Avez-vous déjà cédé à l’envie de connaître la fin avant d’y parvenir et vous êtes-vous du coup gâché le plaisir ? Eh bien, moi, oui.
Je me suis auto-spoilée.
Et je ne l’ai pas fait qu’une fois, mais plusieurs fois.
Je m’explique : tout le monde s’est déjà fait “spoilé”, autrement dit, tout le monde s’est déjà vu divulguer et par là-même gâcher la fin d’une histoire, film ou série. D’où ce mot-valise des allergiques aux anglicismes : “divulgâcher”.
Mais vous êtes-vous déjà auto-spoilé, ou donc, auto-divulgaché ? Avez-vous déjà cédé à l’envie de connaître la fin avant d’y parvenir et vous êtes-vous du coup gâché le plaisir ? Eh bien, moi, oui.
Le spoil est déjà en lui-même un phénomène intéressant : insignifiant, ou du moins d’une très faible gravité, il engendre malgré tout des conséquences importantes : trouble du jugement esthétique, trouble de l’attention, et même parfois, trouble de l’amitié (car oui, on je crois qu'on peut quitter ses amis parce qu’ils nous ont gâché ce qui nous réunit, dont un simple épisode de série).
Mais imaginez ce même phénomène transposé à vous seul : que faire de vous-mêmes qui vous gâchez votre propre plaisir ?
Episode 5 : Daphné couche avec le duc
Je m'auto-spoile à chaque série, et même maintenant, à chaque film. Au point d’ailleurs que je passe souvent plus de temps à lire des articles sur ce que je suis en train de regarder qu’à regarder ce que je suis pourtant en train de regarder. Mais bon, c’est un autre problème.
Revenons à l’auto-spoil, soit ce paradoxe qui consiste à vous faire à vous-mêmes ce que vous ne supporteriez pas qu’un autre vous fasse, ce paradoxe qui consiste à suivre votre “bon plaisir” plutôt qu’à l’entretenir, ce paradoxe, enfin, qui consiste à cochonner un récit en vous en révélant la fin avant la fin.
Quand on y pense, il n’y a vraiment aucun intérêt à s’auto-spoiler. Et pourtant, on le fait, en tout cas, je le fais. Je suis allée voir sur Internet si Daphné allait coucher avec le duc, je savais comment allait finir ce roman (puisque j’ai sauté des pages), je savais aussi pour The Crown, puisque pour le coup, c’est plus simple, on est tous spoilés par l’Histoire et le Wikipédia de la Reine d’Angleterre.

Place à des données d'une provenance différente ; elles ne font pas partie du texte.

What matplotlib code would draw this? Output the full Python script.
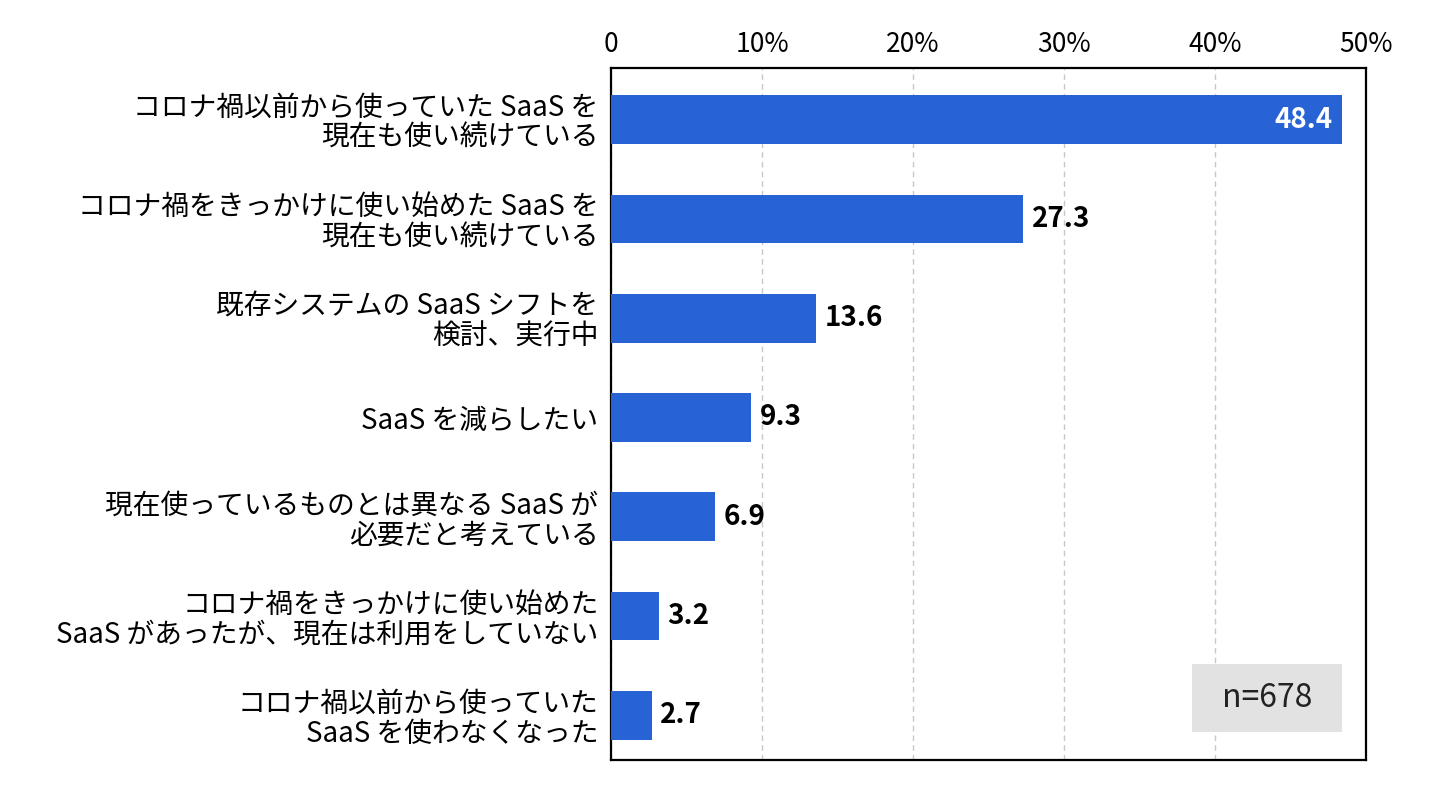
import matplotlib
matplotlib.use('Agg')
import matplotlib.pyplot as plt
from matplotlib.patches import Rectangle

plt.rcParams['font.family'] = ['Noto Sans CJK JP', 'DejaVu Sans']

# Survey answers (top to bottom) and their shares in %
categories = [
    'コロナ禍以前から使っていた SaaS を\n現在も使い続けている',
    'コロナ禍をきっかけに使い始めた SaaS を\n現在も使い続けている',
    '既存システムの SaaS シフトを\n検討、実行中',
    'SaaS を減らしたい',
    '現在使っているものとは異なる SaaS が\n必要だと考えている',
    'コロナ禍をきっかけに使い始めた\nSaaS があったが、現在は利用をしていない',
    'コロナ禍以前から使っていた\nSaaS を使わなくなった',
]
values = [48.4, 27.3, 13.6, 9.3, 6.9, 3.2, 2.7]
x_ticks = [0, 10, 20, 30, 40, 50]
x_tick_labels = ['0', '10%', '20%', '30%', '40%', '50%']
sample_note = 'n=678'

BAR_COLOR = '#2763d5'

fig = plt.figure(figsize=(14.44, 7.96), dpi=100)
ax = fig.add_axes([0.4231, 0.0452, 0.5229, 0.8694])

y_pos = list(range(len(values)))
ax.barh(y_pos, values, height=0.49, color=BAR_COLOR, zorder=3)

ax.set_xlim(0, 50)
ax.set_ylim(len(values) - 1 + 0.45, -0.52)

# value labels: the biggest one sits inside the bar in white
for i, v in enumerate(values):
    if i == 0:
        ax.text(v - 0.6, i, f'{v:.1f}', ha='right', va='center',
                color='white', fontsize=20, fontweight='bold', zorder=4)
    else:
        ax.text(v + 0.55, i, f'{v:.1f}', ha='left', va='center',
                color='black', fontsize=20, fontweight='bold', zorder=4)

ax.set_yticks(y_pos)
ax.set_yticklabels(categories, fontsize=20, linespacing=1.0, ha='right')
ax.tick_params(axis='y', length=0, pad=9)

ax.xaxis.tick_top()
ax.set_xticks(x_ticks)
ax.set_xticklabels(x_tick_labels, fontsize=19)
ax.tick_params(axis='x', length=0, pad=7)

ax.grid(axis='x', color='#c8c8c8', linestyle=(0, (4, 3)), linewidth=1, zorder=0)
for s in ax.spines.values():
    s.set_linewidth(1.6)
    s.set_color('black')

# sample size note in a grey box, bottom right
ax.add_patch(Rectangle((38.5, 5.48), 9.9, 0.69, facecolor='#e2e2e2',
                       edgecolor='none', zorder=5))
ax.text(38.5 + 9.9 / 2, 5.48 + 0.69 / 2, sample_note, ha='center', va='center',
        fontsize=23, color='#222222', zorder=6)

fig.savefig('out.png', dpi=100, facecolor='white')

La question est donc là : pourquoi préférer un plaisir immédiat mais moindre (car entaché par la culpabilité d’avoir cédé) à un plaisir total mais qui se fait attendre ?
Pas plus tard mais maintenant
Oui, mais pourquoi pas ? pourquoi penser que j’ai cédé à un penchant malgré moi, alors que je l’ai de moi-même, décidé ? que je n’ai pas succombé mais déterminé que mon plaisir devait avoir lieu maintenant et pas après ?
Et c’est ainsi que je pourrais retourner la question : pourquoi penser qu’attendre, c’est mieux ? qu’un plaisir n’est meilleur que s’il est tempéré, mérité, espéré ?
En fait, c’est ça le problème que révèle l’auto-spoil : penser qu’on se sabote forcément le plaisir en l’anticipant, penser qu’on se fait du mal en se faisant immédiatement du bien, qu’on préfère sacrifier la beauté à un petit kiff.
Comme si persistait en chacun de nous cette conception du plaisir : celui-ci ne devrait pas se rechercher, mais se présenter de lui-même.
Ou dit à la manière du stoïcien Sénèque :
“L’homme heureux est celui qui a le jugement droit, celui qui se contente du présent, quel qu’il soit, et qui aime ce qu’il a.”
Mais pourquoi donc penser qu’un homme qui ne se contente pas du présent, des plaisirs tels quels, mais qui en veut plus et plus vite, est nécessairement malheureux ? Alors, oui, il est peut-être malheureux, mais au moins, il aura eu quelques plaisirs, dont celui de les avoir choisis.